• _RECORDED INFORMATION_
══════

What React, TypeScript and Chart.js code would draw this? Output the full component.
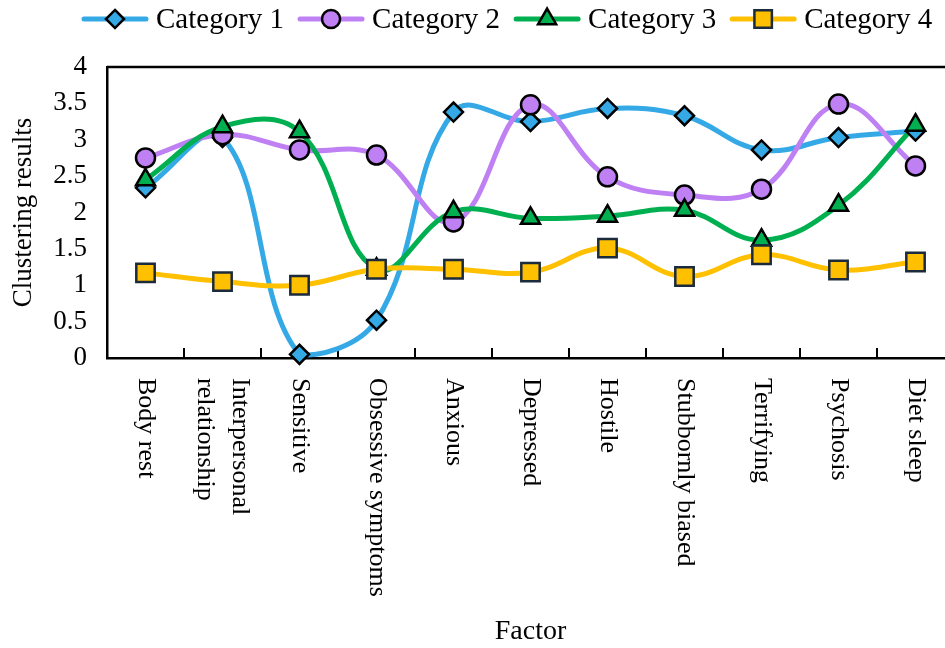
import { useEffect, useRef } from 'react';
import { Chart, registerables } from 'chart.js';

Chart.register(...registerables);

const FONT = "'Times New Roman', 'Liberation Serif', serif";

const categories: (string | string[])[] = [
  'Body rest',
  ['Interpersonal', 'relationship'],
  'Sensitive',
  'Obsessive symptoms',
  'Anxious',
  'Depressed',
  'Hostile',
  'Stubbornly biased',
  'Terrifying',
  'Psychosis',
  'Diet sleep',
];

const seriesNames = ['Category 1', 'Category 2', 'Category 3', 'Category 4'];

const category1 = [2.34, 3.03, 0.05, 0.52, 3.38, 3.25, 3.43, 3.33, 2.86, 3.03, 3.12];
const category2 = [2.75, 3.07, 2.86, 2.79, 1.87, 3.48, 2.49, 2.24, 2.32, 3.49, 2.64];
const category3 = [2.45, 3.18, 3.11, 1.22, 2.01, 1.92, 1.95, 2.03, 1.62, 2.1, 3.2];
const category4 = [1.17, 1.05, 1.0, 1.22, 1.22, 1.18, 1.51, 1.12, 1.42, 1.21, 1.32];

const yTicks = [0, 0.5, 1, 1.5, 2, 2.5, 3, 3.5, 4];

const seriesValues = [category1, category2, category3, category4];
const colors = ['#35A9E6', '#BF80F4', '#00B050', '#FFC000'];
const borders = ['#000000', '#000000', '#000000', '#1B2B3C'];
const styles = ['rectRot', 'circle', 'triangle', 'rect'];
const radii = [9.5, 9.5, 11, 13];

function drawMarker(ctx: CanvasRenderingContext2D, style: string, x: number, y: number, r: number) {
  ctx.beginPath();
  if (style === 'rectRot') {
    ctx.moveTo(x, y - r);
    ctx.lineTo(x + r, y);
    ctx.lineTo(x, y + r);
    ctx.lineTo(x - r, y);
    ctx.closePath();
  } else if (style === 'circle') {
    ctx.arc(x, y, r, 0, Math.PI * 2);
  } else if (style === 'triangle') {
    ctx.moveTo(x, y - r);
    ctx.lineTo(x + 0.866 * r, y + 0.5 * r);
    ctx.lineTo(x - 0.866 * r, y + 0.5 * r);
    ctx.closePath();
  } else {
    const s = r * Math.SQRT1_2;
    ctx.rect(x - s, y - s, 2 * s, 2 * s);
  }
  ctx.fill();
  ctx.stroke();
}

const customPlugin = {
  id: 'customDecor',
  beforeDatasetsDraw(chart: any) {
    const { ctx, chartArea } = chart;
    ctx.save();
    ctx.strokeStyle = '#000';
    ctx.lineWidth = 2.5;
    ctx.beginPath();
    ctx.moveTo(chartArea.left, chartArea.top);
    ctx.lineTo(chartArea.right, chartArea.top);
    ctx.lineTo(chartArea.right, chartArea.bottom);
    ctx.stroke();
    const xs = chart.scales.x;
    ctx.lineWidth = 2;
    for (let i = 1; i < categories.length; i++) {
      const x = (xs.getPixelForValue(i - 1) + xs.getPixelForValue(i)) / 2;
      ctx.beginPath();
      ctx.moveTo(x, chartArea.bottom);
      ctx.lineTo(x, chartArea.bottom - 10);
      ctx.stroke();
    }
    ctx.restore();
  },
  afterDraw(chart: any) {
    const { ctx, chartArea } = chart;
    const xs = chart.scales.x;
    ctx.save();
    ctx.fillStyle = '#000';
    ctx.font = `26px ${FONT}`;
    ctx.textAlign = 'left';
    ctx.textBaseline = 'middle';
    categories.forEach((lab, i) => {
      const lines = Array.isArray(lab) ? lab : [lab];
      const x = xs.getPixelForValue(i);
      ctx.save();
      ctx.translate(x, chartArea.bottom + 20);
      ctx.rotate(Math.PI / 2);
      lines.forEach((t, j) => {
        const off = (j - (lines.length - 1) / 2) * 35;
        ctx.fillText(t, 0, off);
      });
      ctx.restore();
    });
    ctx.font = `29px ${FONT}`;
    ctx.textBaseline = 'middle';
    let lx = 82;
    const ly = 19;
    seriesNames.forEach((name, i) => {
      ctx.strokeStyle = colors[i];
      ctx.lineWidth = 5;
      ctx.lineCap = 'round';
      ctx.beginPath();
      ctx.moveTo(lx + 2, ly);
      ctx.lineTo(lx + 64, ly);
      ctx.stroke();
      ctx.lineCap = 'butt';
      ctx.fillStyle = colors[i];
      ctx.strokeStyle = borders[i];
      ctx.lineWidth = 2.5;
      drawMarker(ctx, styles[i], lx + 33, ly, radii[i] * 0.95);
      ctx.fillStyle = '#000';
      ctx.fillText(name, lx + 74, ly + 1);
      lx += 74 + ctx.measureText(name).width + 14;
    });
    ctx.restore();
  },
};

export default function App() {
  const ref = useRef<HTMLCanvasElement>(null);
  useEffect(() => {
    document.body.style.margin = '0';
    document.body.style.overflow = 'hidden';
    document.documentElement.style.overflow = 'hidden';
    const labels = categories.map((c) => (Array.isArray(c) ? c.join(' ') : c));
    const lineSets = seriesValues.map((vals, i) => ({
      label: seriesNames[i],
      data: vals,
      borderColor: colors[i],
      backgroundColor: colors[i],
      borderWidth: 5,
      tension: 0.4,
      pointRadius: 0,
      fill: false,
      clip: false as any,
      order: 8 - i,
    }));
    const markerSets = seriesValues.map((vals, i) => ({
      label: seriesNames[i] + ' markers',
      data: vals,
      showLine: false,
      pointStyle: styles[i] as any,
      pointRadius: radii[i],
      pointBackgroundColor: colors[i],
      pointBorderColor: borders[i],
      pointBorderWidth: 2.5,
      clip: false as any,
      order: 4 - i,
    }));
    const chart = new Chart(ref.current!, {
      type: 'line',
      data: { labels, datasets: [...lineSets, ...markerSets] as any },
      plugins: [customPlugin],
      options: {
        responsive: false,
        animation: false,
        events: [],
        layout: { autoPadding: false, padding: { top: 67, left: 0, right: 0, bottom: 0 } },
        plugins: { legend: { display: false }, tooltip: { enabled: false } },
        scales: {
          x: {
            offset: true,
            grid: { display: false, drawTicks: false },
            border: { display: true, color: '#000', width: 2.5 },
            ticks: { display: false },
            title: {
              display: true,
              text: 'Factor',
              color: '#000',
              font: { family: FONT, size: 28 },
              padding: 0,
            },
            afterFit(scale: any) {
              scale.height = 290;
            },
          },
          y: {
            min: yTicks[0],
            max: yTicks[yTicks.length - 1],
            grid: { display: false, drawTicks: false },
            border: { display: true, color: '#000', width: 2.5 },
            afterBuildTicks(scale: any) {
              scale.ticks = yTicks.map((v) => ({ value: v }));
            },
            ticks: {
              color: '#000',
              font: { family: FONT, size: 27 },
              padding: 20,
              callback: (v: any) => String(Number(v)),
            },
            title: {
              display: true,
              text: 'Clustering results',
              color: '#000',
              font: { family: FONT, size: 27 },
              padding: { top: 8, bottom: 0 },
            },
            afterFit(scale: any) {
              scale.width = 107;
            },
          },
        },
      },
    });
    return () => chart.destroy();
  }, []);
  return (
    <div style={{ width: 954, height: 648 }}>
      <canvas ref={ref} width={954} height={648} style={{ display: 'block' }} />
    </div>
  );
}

══════

• _DESCRIPTION OF THE TASK_
Omit the pictures, then repeat exactly each line from the beginning of the listing through the line with "2.5, 3, 3.5, 4];".

• _CORRECT ANSWER_
What React, TypeScript and Chart.js code would draw this? Output the full component.
import { useEffect, useRef } from 'react';
import { Chart, registerables } from 'chart.js';

Chart.register(...registerables);

const FONT = "'Times New Roman', 'Liberation Serif', serif";

const categories: (string | string[])[] = [
  'Body rest',
  ['Interpersonal', 'relationship'],
  'Sensitive',
  'Obsessive symptoms',
  'Anxious',
  'Depressed',
  'Hostile',
  'Stubbornly biased',
  'Terrifying',
  'Psychosis',
  'Diet sleep',
];

const seriesNames = ['Category 1', 'Category 2', 'Category 3', 'Category 4'];

const category1 = [2.34, 3.03, 0.05, 0.52, 3.38, 3.25, 3.43, 3.33, 2.86, 3.03, 3.12];
const category2 = [2.75, 3.07, 2.86, 2.79, 1.87, 3.48, 2.49, 2.24, 2.32, 3.49, 2.64];
const category3 = [2.45, 3.18, 3.11, 1.22, 2.01, 1.92, 1.95, 2.03, 1.62, 2.1, 3.2];
const category4 = [1.17, 1.05, 1.0, 1.22, 1.22, 1.18, 1.51, 1.12, 1.42, 1.21, 1.32];

const yTicks = [0, 0.5, 1, 1.5, 2, 2.5, 3, 3.5, 4];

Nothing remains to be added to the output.